__GOAL OF THE EXERCISE__.
Select all lines with the string "this" in them, and copy those lines.

__DATA EXTRACT__.
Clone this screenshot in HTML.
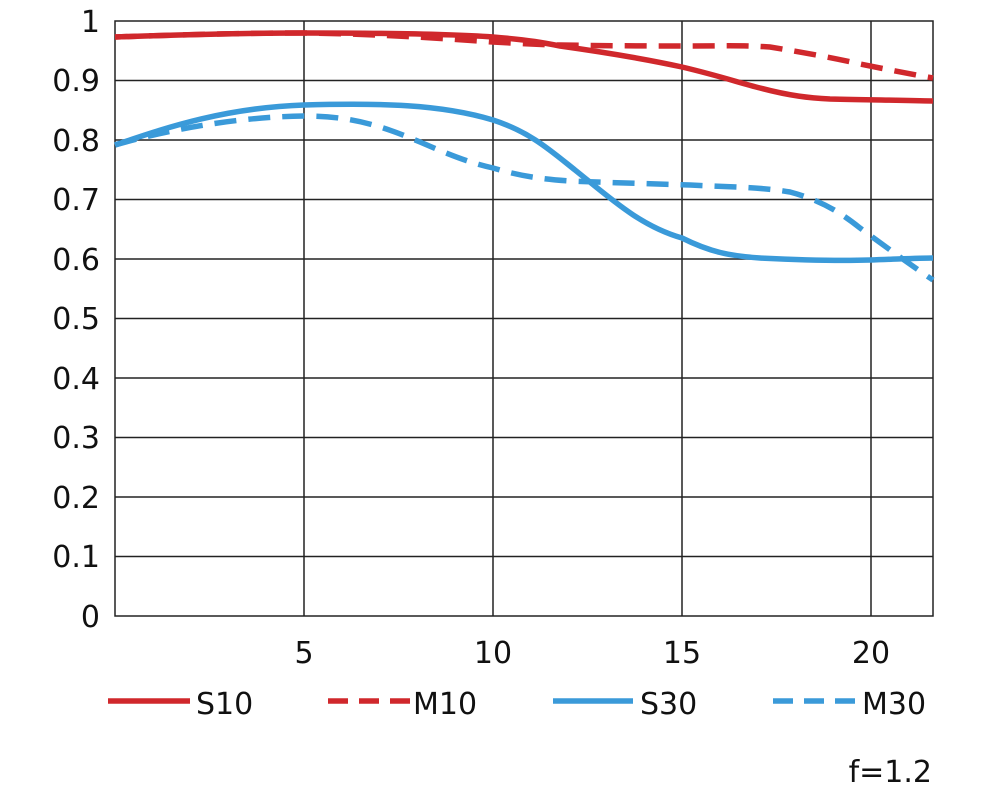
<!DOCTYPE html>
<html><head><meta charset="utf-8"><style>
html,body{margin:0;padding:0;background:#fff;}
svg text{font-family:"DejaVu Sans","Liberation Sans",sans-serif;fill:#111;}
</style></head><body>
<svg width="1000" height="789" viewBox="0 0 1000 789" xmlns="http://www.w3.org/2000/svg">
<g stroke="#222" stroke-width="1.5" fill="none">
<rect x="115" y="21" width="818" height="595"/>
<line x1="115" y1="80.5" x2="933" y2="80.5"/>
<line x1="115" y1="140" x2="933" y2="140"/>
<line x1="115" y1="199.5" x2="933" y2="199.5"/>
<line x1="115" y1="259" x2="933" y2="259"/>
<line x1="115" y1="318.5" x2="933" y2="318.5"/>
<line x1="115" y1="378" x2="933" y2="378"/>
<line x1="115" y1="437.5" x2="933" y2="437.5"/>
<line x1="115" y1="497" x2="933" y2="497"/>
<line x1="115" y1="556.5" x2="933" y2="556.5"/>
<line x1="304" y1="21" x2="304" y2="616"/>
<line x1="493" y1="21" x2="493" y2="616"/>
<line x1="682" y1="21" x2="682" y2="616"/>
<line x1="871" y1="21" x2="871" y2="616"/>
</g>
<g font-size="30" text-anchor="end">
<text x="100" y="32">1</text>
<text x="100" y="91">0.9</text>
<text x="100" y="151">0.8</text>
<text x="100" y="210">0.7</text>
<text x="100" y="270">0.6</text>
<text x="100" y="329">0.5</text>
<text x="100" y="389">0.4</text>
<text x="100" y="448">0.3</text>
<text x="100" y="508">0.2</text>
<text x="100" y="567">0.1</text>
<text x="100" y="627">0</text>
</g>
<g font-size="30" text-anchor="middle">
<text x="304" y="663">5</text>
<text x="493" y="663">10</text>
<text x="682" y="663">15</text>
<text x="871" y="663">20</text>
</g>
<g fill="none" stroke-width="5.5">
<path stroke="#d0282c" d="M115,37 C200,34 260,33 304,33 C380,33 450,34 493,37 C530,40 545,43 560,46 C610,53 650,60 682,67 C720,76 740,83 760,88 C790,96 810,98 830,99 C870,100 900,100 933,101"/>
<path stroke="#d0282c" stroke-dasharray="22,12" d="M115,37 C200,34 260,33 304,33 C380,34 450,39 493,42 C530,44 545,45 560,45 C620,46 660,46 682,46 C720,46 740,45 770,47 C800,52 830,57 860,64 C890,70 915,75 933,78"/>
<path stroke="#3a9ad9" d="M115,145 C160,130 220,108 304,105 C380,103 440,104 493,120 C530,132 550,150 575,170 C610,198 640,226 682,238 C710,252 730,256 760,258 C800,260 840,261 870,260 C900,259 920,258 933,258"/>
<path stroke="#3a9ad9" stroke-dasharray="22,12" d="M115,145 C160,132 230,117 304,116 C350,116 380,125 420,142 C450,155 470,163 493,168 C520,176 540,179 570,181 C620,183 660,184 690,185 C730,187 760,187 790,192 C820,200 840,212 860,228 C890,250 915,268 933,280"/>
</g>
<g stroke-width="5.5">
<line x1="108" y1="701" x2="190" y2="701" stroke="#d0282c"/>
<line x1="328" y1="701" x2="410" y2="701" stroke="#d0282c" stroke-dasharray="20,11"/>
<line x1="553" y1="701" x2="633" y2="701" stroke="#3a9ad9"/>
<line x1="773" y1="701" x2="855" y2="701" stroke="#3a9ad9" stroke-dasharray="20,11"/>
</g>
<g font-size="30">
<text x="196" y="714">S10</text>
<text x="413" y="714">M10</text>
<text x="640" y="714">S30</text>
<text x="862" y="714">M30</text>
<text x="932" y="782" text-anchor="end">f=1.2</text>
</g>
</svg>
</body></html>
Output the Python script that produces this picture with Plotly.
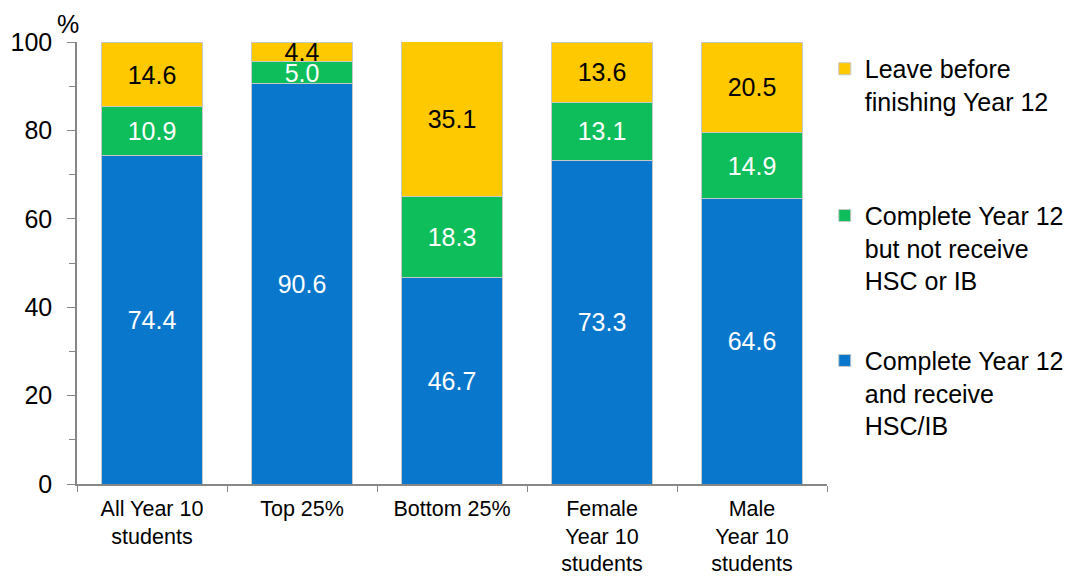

__RESULT__.
Clone this screenshot in HTML.
Output the Python script that produces this picture with Plotly.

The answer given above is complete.